The First Line of Defense
When you plug a surge suppressor into an electrical outlet in your wall, it will pass the electrical current from your home’s wiring to each of the devices plugged into its several receptacles. But the current will first pass through at least one component called an MOV, which stands for metal oxide varistor. If the voltage entering the MOV is higher than a specified value, the MOV will conduct the extra electricity either to the surge suppressor’s neutral wire or to its grounding wire.
An MOV consists of a mass of metal oxide grains (typically zinc oxide, with small amounts of bismuth, cobalt, and manganese) sandwiched between two metal plates that function as electrodes. One electrode is connected to the surge suppressor’s hot wire (the one carrying the electrical current) and the other is connected to its neutral or ground wire. These electrodes exhibit variable resistance (hence the term “varistor”) dependent on the voltage passing through them.
When the voltage is below a defined level, the electrodes present very high resistance, so the current bypasses the MOV and runs through to the outlet strip’s receptacles. When the voltage exceeds that defined level, the electrodes change character and present very low resistance. At this point, the MOV absorbs some of the excess current (dissipating the energy in the form of heat) and conducts more of it to the ground wire to bleed off the excess voltage. As the surge passes and the voltage in the hot wire returns to normal, the MOV reverts to its previous state of high resistance.
Surge Suppressor Ratings
A surge suppressor’s clamping voltage rating specifies the amount of voltage that will cause its MOVs to conduct electricity into its ground wire. A reputable manufacturer will submit its surge suppressor to Underwriters Laboratory for testing according to its UL 1449 standard. A lower value indicates better protection, but 330 volts is the minimum clamping value a manufacturer can claim according to the UL standard. A surge suppressor’s joule rating, which defines now much energy it can absorb and/or dissipate before it fails, provides a second means of measuring its effectiveness at smoothing energy spikes. In this case, a higher number indicates better protection.
There will always be a slight delay before a surge suppressor can respond to a power surge; the longer the delay, the longer the devices connected to it will be exposed to the surge. Fortunately, surges also take a few microseconds to reach their peak voltage, which gives the surge suppressor time to react. A suppressor with a one-nanosecond response time will be fast enough to shield connected devices from damaging energy spikes.
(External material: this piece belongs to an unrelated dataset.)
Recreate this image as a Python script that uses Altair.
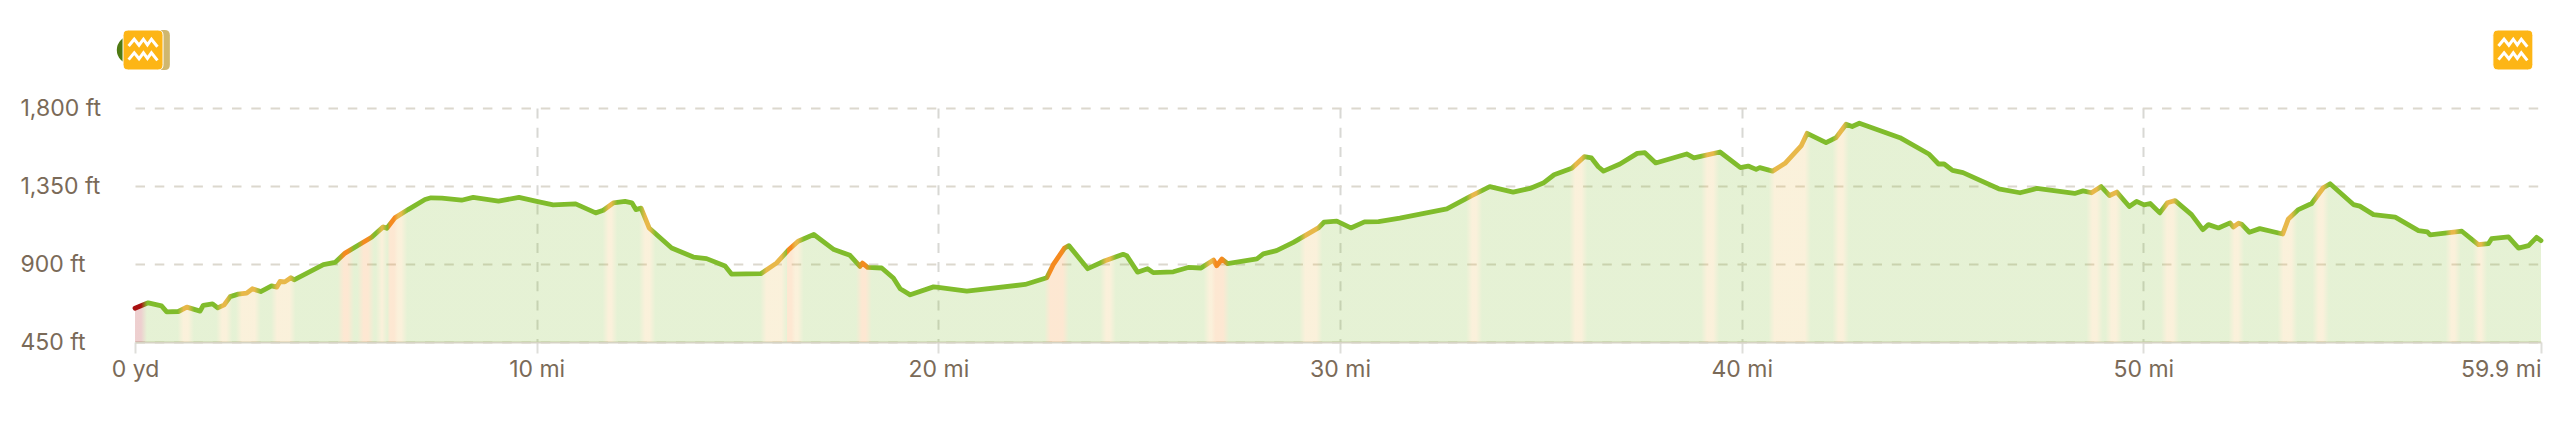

MOVs degrade after responding to a few major surges or many smaller ones. A fully degraded MOV offers no protection, but it also won’t prevent power from reaching the outlets. A high-quality surge suppressor will include a thermal fuse or a circuit breaker that can cut off power if a particularly strong surge exceeds the MOVs’ capacity to absorb it or redirect it to ground. A good surge suppressor will also feature an LED to indicate that its MOVs remain viable. When the LED fails to light, the surge suppressor should be replaced.